For every new action:

- [ ] Does the final step kick off async work? Add `expect.anyOf`
- [ ] Does the screen render anything random or time-based? Add `mask`
- [ ] Does the screen genuinely drift between runs? Tune `diff.ssimThreshold`
- [ ] Are hint values stable against refactors? Prefer role-based
- [ ] Are parameters explicit in `parameters: [...]`?
- [ ] Does the screen stagger its children's enter animation? Add a `wait` after the success step
- [ ] Does a step synchronously update the DOM in a way you want to assert before moving on? Add a `read` checkpoint
- [ ] Does the flow depend on a keyboard shortcut, such as `Escape`, or `Tab`? Use `type`, not `input`

For every new story:

- [ ] Does it produce something other stories should reuse? Add `produces`
- [ ] Does it depend on a state? Add `needs`
- [ ] Could it run in parallel with siblings? (usually yes)

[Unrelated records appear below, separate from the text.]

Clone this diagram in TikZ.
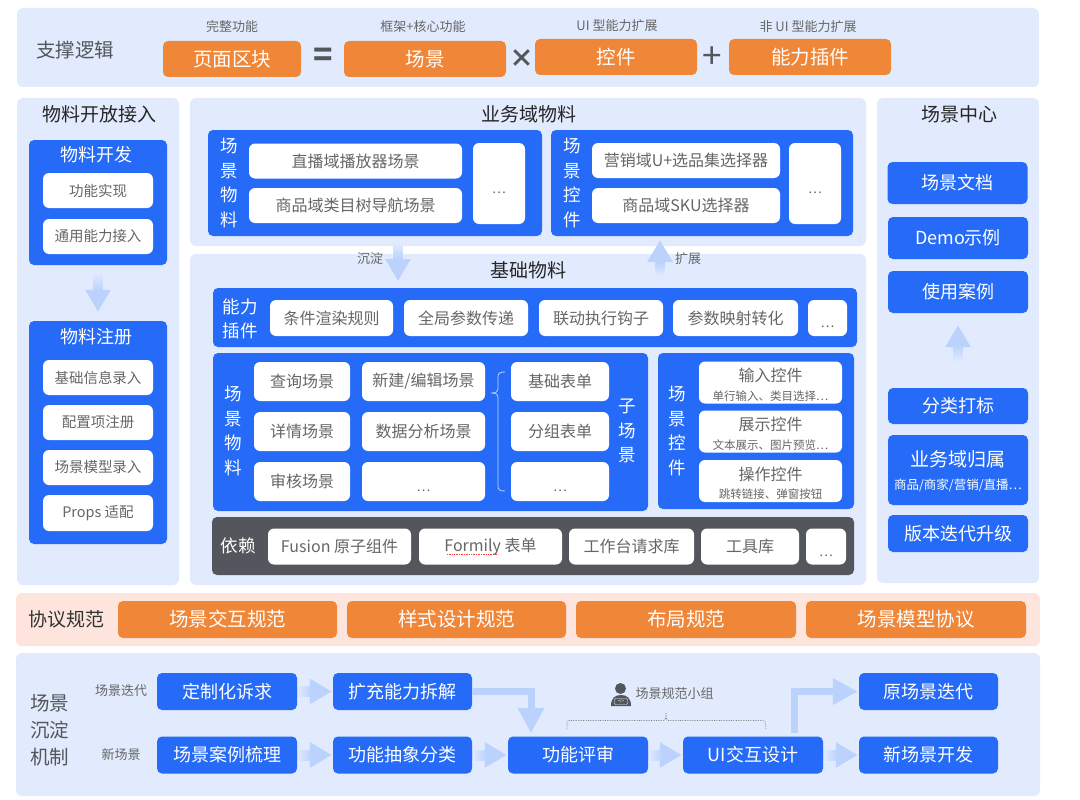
\documentclass[tikz,border=0pt]{standalone}
\usepackage{fontspec}
\setmainfont{Noto Sans CJK SC}
\usepackage[]{xcolor}
\usetikzlibrary{arrows.meta}
\usetikzlibrary{calc}
\definecolor{panelblue}{HTML}{E1EBFD}
\definecolor{panelred}{HTML}{FDE5DE}
\definecolor{mainblue}{HTML}{256BF8}
\definecolor{mainorange}{HTML}{F08637}
\definecolor{darkgrey}{HTML}{53565C}
\definecolor{arrowblue}{HTML}{BAD2FC}
\definecolor{textgrey}{HTML}{666666}
\newcommand{\moredots}{\raisebox{-9.5pt}[0pt][0pt]{\fontsize{13}{16}\selectfont …}}
\tikzset{
    sz/.style 2 args={minimum width=#1pt,minimum height=#2pt},
    fs/.style={font=\fontsize{#1}{24}\selectfont},
    panel/.style={fill=panelblue,rounded corners=6pt,inner sep=0pt},
    bluebox/.style={fill=mainblue,rounded corners=5pt,inner sep=0pt,text=white,fs=18},
    orangebox/.style={fill=mainorange,rounded corners=5pt,inner sep=0pt,text=white,fs=19.5},
    whitebox/.style={fill=white,rounded corners=6pt,inner sep=0pt,text=textgrey,fs=16},
    title/.style={inner sep=0pt,text=black!85,fs=19},
    caption/.style={inner sep=0pt,text=textgrey,fs=13},
    vtext/.style={inner sep=0pt,align=center,text=white,font=\fontsize{17.5}{24.5}\selectfont},
    ctrlbox/.style={whitebox,sz={143}{42},align=center,font=\fontsize{16}{18.5}\selectfont},
    opsign/.style={inner sep=0pt,text=darkgrey,font=\fontsize{#1}{#1}\selectfont\bfseries},
    fatline/.style={draw=arrowblue,line width=#1pt,-{Triangle[width=24pt,length=22pt]}},
    fatline/.default=9,
    fatbend/.style={draw=arrowblue,line width=7pt,-{Triangle[width=25pt,length=25pt]}},
    fadeh/.style={left color=panelblue,right color=arrowblue,draw=none},
    fadev/.style={top color=panelblue,bottom color=arrowblue,draw=none},
    fadeu/.style={bottom color=panelblue,top color=arrowblue,draw=none},
}
\begin{document}
\begin{tikzpicture}[x=1pt,y=-1pt]
    \useasboundingbox (0,0) rectangle (1080,800);
    % 支撑逻辑
    \node[panel,sz={1022}{79}] (logicpanel) at (528,47.5) {};
    \node[title,text=darkgrey,fs=19.5] (logictitle) at (75,50) {支撑逻辑};
    \node[caption] (cap1) at (232,27) {完整功能};
    \node[caption] (cap2) at (423,27) {框架+核心功能};
    \node[caption] (cap3) at (617,26) {UI 型能力扩展};
    \node[caption] (cap4) at (808,27) {非 UI 型能力扩展};
    \node[orangebox,sz={138}{36}] (block) at (232,59) {页面区块};
    \node[orangebox,sz={162}{36}] (scene) at (425,59) {场景};
    \node[orangebox,sz={162}{36}] (control) at (616,57) {控件};
    \node[orangebox,sz={162}{36}] (plugin) at (810,57) {能力插件};
    \node[opsign=32] (opeq) at (323,57.5) {=};
    \node[opsign=25] (optimes) at (521.5,58.5) {×};
    \node[opsign=35,font=\fontsize{35}{35}\mdseries] (opplus) at (712.5,57.5) {+};
    % 物料开放接入
    \node[panel,sz={162}{487}] (openpanel) at (98,341.5) {};
    \node[title] (opentitle) at (99,114) {物料开放接入};
    \node[bluebox,sz={138}{125}] (kaifa) at (98,202.5) {};
    \node[bluebox,inner sep=0pt] (kaifatitle) at (96,155) {物料开发};
    \node[whitebox,sz={110}{35},fs=14.5] (gongneng) at (98,190.5) {功能实现};
    \node[whitebox,sz={110}{35},fs=14.5] (tongyong) at (98,236.5) {通用能力接入};
    \node[bluebox,sz={138}{223}] (zhuce) at (98,432.5) {};
    \node[bluebox,inner sep=0pt] (zhucetitle) at (96,337) {物料注册};
    \node[whitebox,sz={110}{35},fs=14.5] (jichu) at (98,377.5) {基础信息录入};
    \node[whitebox,sz={110}{35},fs=14.5] (peizhi) at (98,422.5) {配置项注册};
    \node[whitebox,sz={110}{35},fs=14.5] (moxing) at (98,467.5) {场景模型录入};
    \node[whitebox,sz={110}{36},fs=14.5] (props) at (98,513) {Props 适配};
    % 业务域物料
    \node[panel,sz={676}{148}] (bizpanel) at (528,172) {};
    \node[title] (biztitle) at (529,114) {业务域物料};
    \node[bluebox,sz={334}{106}] (bizscene) at (375,183) {};
    \node[vtext] (bizscenetext) at (229,183) {场\\景\\物\\料};
    \node[whitebox,sz={213}{35}] (zhibo) at (355.5,161) {直播域播放器场景};
    \node[whitebox,sz={213}{35}] (shangpin) at (355.5,205.5) {商品域类目树导航场景};
    \node[whitebox,sz={52}{81}] (bizmore1) at (499,183.5) {\moredots};
    \node[bluebox,sz={302}{106}] (bizctrl) at (702,183) {};
    \node[vtext] (bizctrltext) at (572,183) {场\\景\\控\\件};
    \node[whitebox,sz={188}{35}] (yingxiao) at (686,160.5) {营销域U+选品集选择器};
    \node[whitebox,sz={188}{35}] (sku) at (686,205.5) {商品域SKU选择器};
    \node[whitebox,sz={52}{81}] (bizmore2) at (815,183.5) {\moredots};
    % 基础物料
    \node[panel,sz={676}{331}] (basepanel) at (528,419.5) {};
    \node[title] (basetitle) at (528,270) {基础物料};
    \node[caption] (chendian) at (370,259) {沉淀};
    \node[caption] (kuozhan) at (688,259) {扩展};
    \coordinate (chenA) at (398,243);
    \coordinate (chenB) at (398,281);
    \coordinate (kuoA) at (660,276);
    \coordinate (kuoB) at (660,240);
    \node[bluebox,sz={644}{59}] (pluginbar) at (535,317.5) {};
    \node[vtext,font=\fontsize{17.5}{24}\selectfont] (plugintext) at (240,319) {能力\\插件};
    \node[whitebox,sz={123}{36}] (tiaojian) at (331.5,318) {条件渲染规则};
    \node[whitebox,sz={124}{36}] (quanju) at (466,318) {全局参数传递};
    \node[whitebox,sz={124}{36}] (liandong) at (601,318) {联动执行钩子};
    \node[whitebox,sz={125}{36}] (yingshe) at (735.5,318) {参数映射转化};
    \node[whitebox,sz={39}{36}] (pluginmore) at (827.5,318) {\moredots};
    % 场景物料
    \node[bluebox,sz={435}{158}] (basescene) at (430.5,432) {};
    \node[vtext] (basescenetext) at (233,431) {场\\景\\物\\料};
    \node[whitebox,sz={96}{39}] (chaxun) at (302,381.5) {查询场景};
    \node[whitebox,sz={96}{39}] (xiangqing) at (302,431.5) {详情场景};
    \node[whitebox,sz={96}{39}] (shenhe) at (302,481.5) {审核场景};
    \node[whitebox,sz={123}{39}] (xinjian) at (423.5,381.5) {新建/编辑场景};
    \node[whitebox,sz={123}{39}] (shuju) at (423.5,431.5) {数据分析场景};
    \node[whitebox,sz={123}{39}] (scenemore) at (423.5,481.5) {\moredots};
    \node[whitebox,sz={98}{39}] (jichubiao) at (560,381.5) {基础表单};
    \node[whitebox,sz={98}{39}] (fenzu) at (560,431.5) {分组表单};
    \node[whitebox,sz={98}{39}] (biaomore) at (560,481.5) {\moredots};
    \node[vtext] (zichangjing) at (627,431) {子\\场\\景};
    \draw[white!70!mainblue,line width=0.8pt] (505,372) .. controls (500,372) and (498,373) .. (498,377) -- (498,388) .. controls (498,392) and (496,393) .. (491,393) .. controls (496,393) and (498,394) .. (498,398) -- (498,486) .. controls (498,490) and (500,491) .. (505,491);
    % 场景控件
    \node[bluebox,sz={196}{156}] (basectrl) at (756,431) {};
    \node[vtext] (basectrltext) at (677,431) {场\\景\\控\\件};
    \node[ctrlbox] (shuru) at (770.5,382.5) {\rule{0pt}{18pt}输入控件\\{\fontsize{11.5}{13}\selectfont 单行输入、类目选择…}};
    \node[ctrlbox] (zhanshi) at (770.5,431.5) {\rule{0pt}{18pt}展示控件\\{\fontsize{11.5}{13}\selectfont 文本展示、图片预览…}};
    \node[ctrlbox] (caozuo) at (770.5,481) {\rule{0pt}{18pt}操作控件\\{\fontsize{11.5}{13}\selectfont 跳转链接、弹窗按钮}};
    % 依赖
    \node[bluebox,fill=darkgrey,sz={642}{58}] (depbar) at (533,546) {};
    \node[vtext,font=\fontsize{17.5}{20}\selectfont] (deptext) at (238,546) {依赖};
    \node[whitebox,sz={143}{36}] (fusion) at (339.5,546.5) {Fusion 原子组件};
    \node[whitebox,sz={143}{36}] (formily) at (490.5,546.5) {Formily 表单};
    \draw[red!75!white,line width=0.7pt,densely dotted] (447,554) -- (498,554);
    \node[whitebox,sz={125}{36}] (qingqiu) at (631.5,546.5) {工作台请求库};
    \node[whitebox,sz={98}{36}] (gongju) at (750,546.5) {工具库};
    \node[whitebox,sz={40}{36}] (depmore) at (826,546.5) {\moredots};
    % 场景中心
    \node[panel,sz={162}{485}] (centerpanel) at (958,340.5) {};
    \node[title] (centertitle) at (959,114) {场景中心};
    \node[bluebox,sz={140}{42}] (wendang) at (957.5,183) {场景文档};
    \node[bluebox,sz={140}{42}] (demo) at (958,238) {Demo示例};
    \node[bluebox,sz={140}{42}] (anli) at (958,292) {使用案例};
    \node[bluebox,sz={140}{36}] (fenlei) at (958,406) {分类打标};
    \node[bluebox,sz={140}{70}] (guishu) at (958,470) {};
    \node[inner sep=0pt,text=white,fs=19] (guishutext) at (958,459) {业务域归属};
    \node[inner sep=0pt,text=white,fs=12.5] (guishusub) at (958,485) {商品/商家/营销/直播…};
    \node[bluebox,sz={140}{37}] (banben) at (958,533.5) {版本迭代升级};
    % 协议规范
    \node[panel,fill=panelred,sz={1024}{53}] (protopanel) at (528,619.5) {};
    \node[title,text=black!80,fs=19] (prototitle) at (66,619) {协议规范};
    \node[orangebox,sz={219}{37}] (jiaohu) at (227.5,619.5) {场景交互规范};
    \node[orangebox,sz={219}{37}] (yangshi) at (456.5,619.5) {样式设计规范};
    \node[orangebox,sz={220}{37}] (buju) at (686,619.5) {布局规范};
    \node[orangebox,sz={220}{37}] (xieyi) at (916,619.5) {场景模型协议};
    % 场景沉淀机制
    \node[panel,sz={1024}{143}] (flowpanel) at (528,724.5) {};
    \node[title,text=darkgrey,align=center,font=\fontsize{19.5}{27}\selectfont] (flowtitle) at (50,730) {场景\\沉淀\\机制};
    \node[caption] (labeliter) at (121,691) {场景迭代};
    \node[caption] (labelnew) at (121,755) {新场景};
    \node[bluebox,sz={140}{37}] (dingzhi) at (227,691.5) {定制化诉求};
    \node[bluebox,sz={139}{37}] (kuochong) at (402.5,691.5) {扩充能力拆解};
    \node[bluebox,sz={140}{37}] (anlishuli) at (227,755) {场景案例梳理};
    \node[bluebox,sz={139}{37}] (chouxiang) at (402.5,755) {功能抽象分类};
    \node[bluebox,sz={140}{37}] (pingshen) at (578,755) {功能评审};
    \node[bluebox,sz={140}{37}] (uisheji) at (753,755) {UI交互设计};
    \node[bluebox,sz={139}{37}] (yuandiedai) at (928.5,691.5) {原场景迭代};
    \node[bluebox,sz={139}{37}] (xinkaifa) at (928.5,755) {新场景开发};
    \coordinate (pingtop) at (531,733);
    \coordinate (uitop) at (794,733);
    % 场景规范小组
    \node[caption] (guifan) at (674.5,694) {场景规范小组};
    \fill[darkgrey] (620.5,688.5) circle (5.5pt);
    \fill[darkgrey] (611,706) .. controls (611,698) and (615,695) .. (621,695) .. controls (627,695) and (631,698) .. (631,706) -- cycle;
    \fill[darkgrey,draw=panelblue!70,line width=0.4pt,rounded corners=1pt] (614.5,698.5) rectangle (627.5,704.5);
    \node[inner sep=0pt,text=white,font=\fontsize{4}{4}\selectfont] (codemark) at (621,701.5) {</>};
    \draw[gray,line width=0.7pt,densely dotted] (567,729) -- (567,723) .. controls (567,721) .. (569,720.5) -- (664,720.5) .. controls (665.5,720.5) .. (666,712.5) .. controls (666.5,720.5) .. (668,720.5) -- (763,720.5) .. controls (765,721) .. (765.5,723) -- (766,729);
    % 箭头
    \draw[fatline,shorten <=10pt,shorten >=9pt] (kaifa) -- (zhuce);
    \shade[fadev] (93.5,272) rectangle (102.5,291);
    \draw[fatline] (chenA) -- (chenB);
    \shade[fadev] (393.5,243) rectangle (402.5,259);
    \draw[fatline] (kuoA) -- (kuoB);
    \shade[fadeu] (655.5,276) rectangle (664.5,262);
    \draw[fatline,shorten <=26pt,shorten >=12pt] (fenlei) -- (anli);
    \shade[fadeu] (953.5,362) rectangle (962.5,345);
    \draw[fatline=10,shorten >=1pt] (dingzhi) -- (kuochong);
    \shade[fadeh] (dingzhi.east) ++(1,-5) rectangle ++(13,10);
    \draw[fatline=10,shorten >=1pt] (anlishuli) -- (chouxiang);
    \shade[fadeh] (anlishuli.east) ++(1,-5) rectangle ++(13,10);
    \draw[fatline=10,shorten >=1pt] (chouxiang) -- (pingshen);
    \shade[fadeh] (chouxiang.east) ++(1,-5) rectangle ++(13,10);
    \draw[fatline=10,shorten >=1pt] (pingshen) -- (uisheji);
    \shade[fadeh] (pingshen.east) ++(1,-5) rectangle ++(13,10);
    \draw[fatline=10,shorten >=1pt] (uisheji) -- (xinkaifa);
    \shade[fadeh] (uisheji.east) ++(1,-5) rectangle ++(13,10);
    \draw[fatbend] (kuochong.east) -| (pingtop);
    \draw[fatbend,shorten >=1pt] (uitop) |- (yuandiedai.west);
\end{tikzpicture}
\end{document}
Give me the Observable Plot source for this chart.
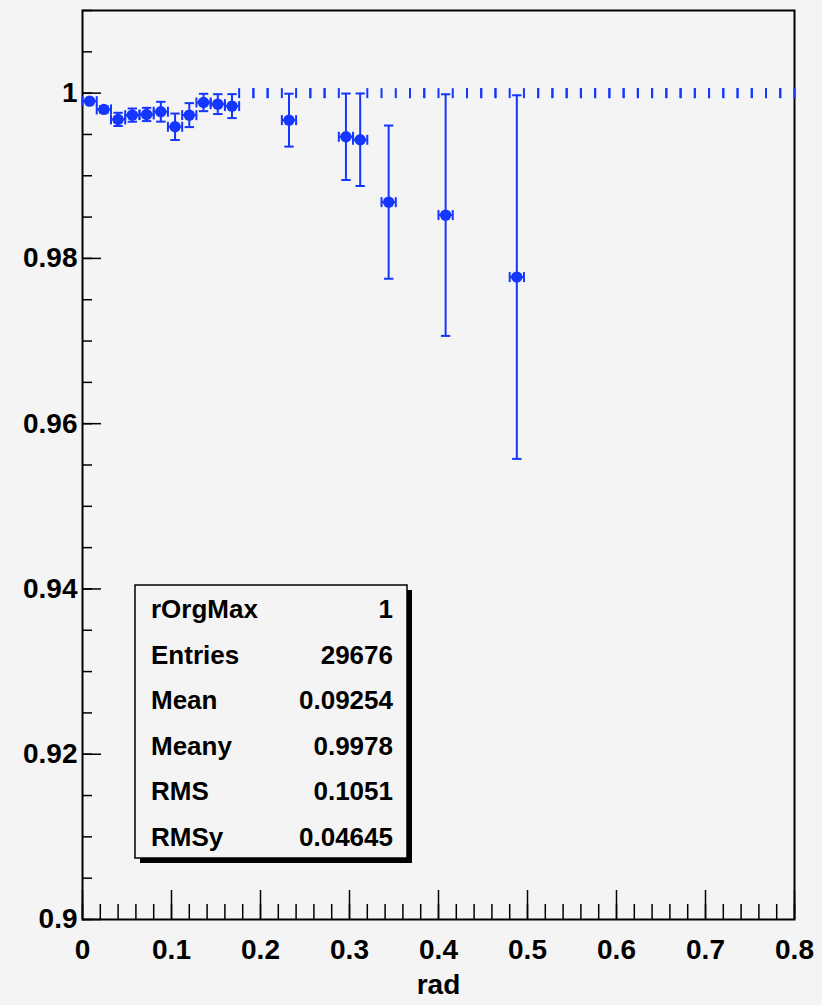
<!DOCTYPE html>
<html>
<head>
<meta charset="utf-8">
<script src="https://cdn.jsdelivr.net/npm/d3@7"></script>
<script src="https://cdn.jsdelivr.net/npm/@observablehq/plot@0.6"></script>
<style>
  html, body { margin: 0; padding: 0; background: #f4f4f4; }
  #chart svg { display: block; }
</style>
</head>
<body>
<div id="chart"></div>
<script>
// Profile histogram rOrgMax vs rad: 50 bins on [0, 0.8]
const xRange = [0, 0.8];
const nBins = 50;

// bin mean (profile content); untouched bins sit at 1 with no error
const binMean = [
  0.99903, 0.99803, 0.99682, 0.99734, 0.99742, 0.99775, 0.99593, 0.99734, 0.99887, 0.99867,
  0.99843, 1, 1, 1, 0.99673, 1, 1, 1, 0.99472, 0.99436,
  1, 0.98681, 1, 1, 1, 0.98524, 1, 1, 1, 1,
  0.97774, 1, 1, 1, 1, 1, 1, 1, 1, 1,
  1, 1, 1, 1, 1, 1, 1, 1, 1, 1
];

// error on the bin mean
const binErr = [
  0.0001, 0.0004, 0.0008, 0.0008, 0.0008, 0.0012, 0.0016, 0.00145, 0.00105, 0.0012,
  0.00145, 0, 0, 0, 0.0032, 0, 0, 0, 0.00523, 0.0056,
  0, 0.00927, 0, 0, 0, 0.01462, 0, 0, 0, 0,
  0.0220, 0, 0, 0, 0, 0, 0, 0, 0, 0,
  0, 0, 0, 0, 0, 0, 0, 0, 0, 0
];

const xMajorTicks = [0, 0.1, 0.2, 0.3, 0.4, 0.5, 0.6, 0.7, 0.8];
const xTickLabels = ["0", "0.1", "0.2", "0.3", "0.4", "0.5", "0.6", "0.7", "0.8"];
const yMajorTicks = [0.9, 0.92, 0.94, 0.96, 0.98, 1];
const yTickLabels = ["0.9", "0.92", "0.94", "0.96", "0.98", "1"];

const statNames = ["rOrgMax", "Entries", "Mean", "Meany", "RMS", "RMSy"];
const statValues = ["1", "29676", "0.09254", "0.9978", "0.1051", "0.04645"];

const blue = "#1436ff";
const font = "'Liberation Sans', Arial, Helvetica, sans-serif";

// bins with their edges
const binWidth = (xRange[1] - xRange[0]) / nBins;
const bins = binMean.map((m, i) => ({
  x: xRange[0] + (i + 0.5) * binWidth,
  x0: xRange[0] + i * binWidth,
  x1: xRange[0] + (i + 1) * binWidth,
  mean: m,
  err: binErr[i]
}));
const filled = bins.filter(d => d.err > 0);
const edgeCaps = bins.flatMap(d => [{x: d.x0, y: d.mean}, {x: d.x1, y: d.mean}]);

// minor tick positions
const xMinor = d3.range(0, 41).map(i => +(i * 0.02).toFixed(3));
const yMinor = d3.range(0, 23).map(i => +(0.9 + i * 0.005).toFixed(4));

const label = (ticks, labels) => d => labels[ticks.findIndex(t => Math.abs(t - d) < 1e-9)];

// short line symbols used for error-bar end caps
const vCap = {draw(ctx, size) { const h = Math.sqrt(size / Math.PI); ctx.moveTo(0, -h); ctx.lineTo(0, h); }};
const hCap = {draw(ctx, size) { const h = Math.sqrt(size / Math.PI); ctx.moveTo(-h, 0); ctx.lineTo(h, 0); }};

const plot = Plot.plot({
  width: 822,
  height: 1005,
  marginLeft: 82,
  marginRight: 28,
  marginTop: 10,
  marginBottom: 86,
  x: {domain: xRange},
  y: {domain: [0.9, 1.01]},
  style: {background: "#f4f4f4", fontFamily: font, color: "black", overflow: "visible"},
  marks: [
    // inward ticks
    Plot.axisX({ticks: xMinor, tickSize: -15, fill: "none", stroke: "black", strokeWidth: 1.5, label: null}),
    Plot.axisX({ticks: xMajorTicks, tickSize: -29, fill: "none", stroke: "black", strokeWidth: 1.5, label: null}),
    Plot.axisY({ticks: yMinor, tickSize: -10, fill: "none", stroke: "black", strokeWidth: 1.5, label: null}),
    Plot.axisY({ticks: yMajorTicks, tickSize: -19, fill: "none", stroke: "black", strokeWidth: 1.5, label: null}),
    // tick labels
    Plot.axisX({ticks: xMajorTicks, tickSize: 0, tickPadding: 20, tickFormat: label(xMajorTicks, xTickLabels),
      fontSize: 28, fontWeight: "bold", label: null}),
    Plot.axisY({ticks: yMajorTicks, tickSize: 0, tickPadding: 5, tickFormat: label(yMajorTicks, yTickLabels),
      fontSize: 28, fontWeight: "bold", label: null}),
    Plot.text(["rad"], {text: d => d, frameAnchor: "bottom", dy: 74, fontSize: 28, fontWeight: "bold", fill: "black"}),
    Plot.frame({stroke: "black", strokeWidth: 2}),

    // horizontal error bars (bin width) with end caps
    Plot.ruleY(filled, {x1: "x0", x2: "x1", y: "mean", stroke: blue, strokeWidth: 2}),
    Plot.dot(edgeCaps, {x: "x", y: "y", symbol: vCap, r: 5, stroke: blue, fill: "none", strokeWidth: 2}),
    // vertical error bars with caps
    Plot.ruleX(filled, {x: "x", y1: d => d.mean - d.err, y2: d => d.mean + d.err, stroke: blue, strokeWidth: 2}),
    Plot.dot(filled, {x: "x", y: d => d.mean - d.err, symbol: hCap, r: 4.7, stroke: blue, fill: "none", strokeWidth: 2}),
    Plot.dot(filled, {x: "x", y: d => d.mean + d.err, symbol: hCap, r: 4.7, stroke: blue, fill: "none", strokeWidth: 2}),
    // markers
    Plot.dot(filled, {x: "x", y: "mean", r: 5.7, fill: blue, stroke: "none"})
  ]
});

// statistics box with drop shadow
const svg = d3.select(plot);
const box = {x: 135, y: 585, w: 272, h: 273, shadow: 5};
const g = svg.append("g")
  .attr("font-family", font).attr("font-weight", "bold").attr("font-size", 26)
  .attr("fill", "black").attr("text-anchor", "start");
g.append("rect")
  .attr("x", box.x + box.shadow).attr("y", box.y + box.shadow)
  .attr("width", box.w).attr("height", box.h)
  .attr("fill", "black");
g.append("rect")
  .attr("x", box.x).attr("y", box.y)
  .attr("width", box.w).attr("height", box.h)
  .attr("fill", "#f4f4f4").attr("stroke", "black").attr("stroke-width", 1.5);
const rowH = box.h / statNames.length;
statNames.forEach((name, i) => {
  const baseline = box.y + rowH * i + 33;
  g.append("text").attr("x", box.x + 16).attr("y", baseline)
    .attr("text-anchor", "start").text(name);
  g.append("text").attr("x", box.x + box.w - 14).attr("y", baseline)
    .attr("text-anchor", "end").text(statValues[i]);
});

document.getElementById("chart").appendChild(plot);
</script>
</body>
</html>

## Debugging a failed story

1. Open `paths.report/index.html`. Set the status filter to "failed" to isolate the failed stories, then read the inline error message rendered on each failed action row.
2. Find the failed story's `tracePath` in `paths.report/results.json` and open its trace: `npx playwright show-trace <tracePath>`. Walk the timeline, inspect DOM snapshots, and watch network calls.
3. Compare baseline / actual / diff images in the report's screenshot panel. The diff engine flagged something, so check whether it's a real regression or new drift to absorb with `mask` or `ssimThreshold`.
4. If the locator missed, re-read the hint precedence list above and tighten it.

## Things Tuffgal will not do

- It will not silently fix bad selectors. AI fuzzy matching is in the pipeline, but for now a broken hint fails loudly
- It will not retry network calls, async navigation, or page transitions beyond what `expect` covers
- It will not de-flake suite design. Per-run DB reset plus label-based storage state get you most of the way (the rest is on you)

If you're tempted to disable an action because "it's flaky," the right move
is almost always to tighten `expect`, add a `mask`, or split the action
into two narrower ones.

You can also consider going into a dark room and having a little breakdown
before getting back to it. We've all been there.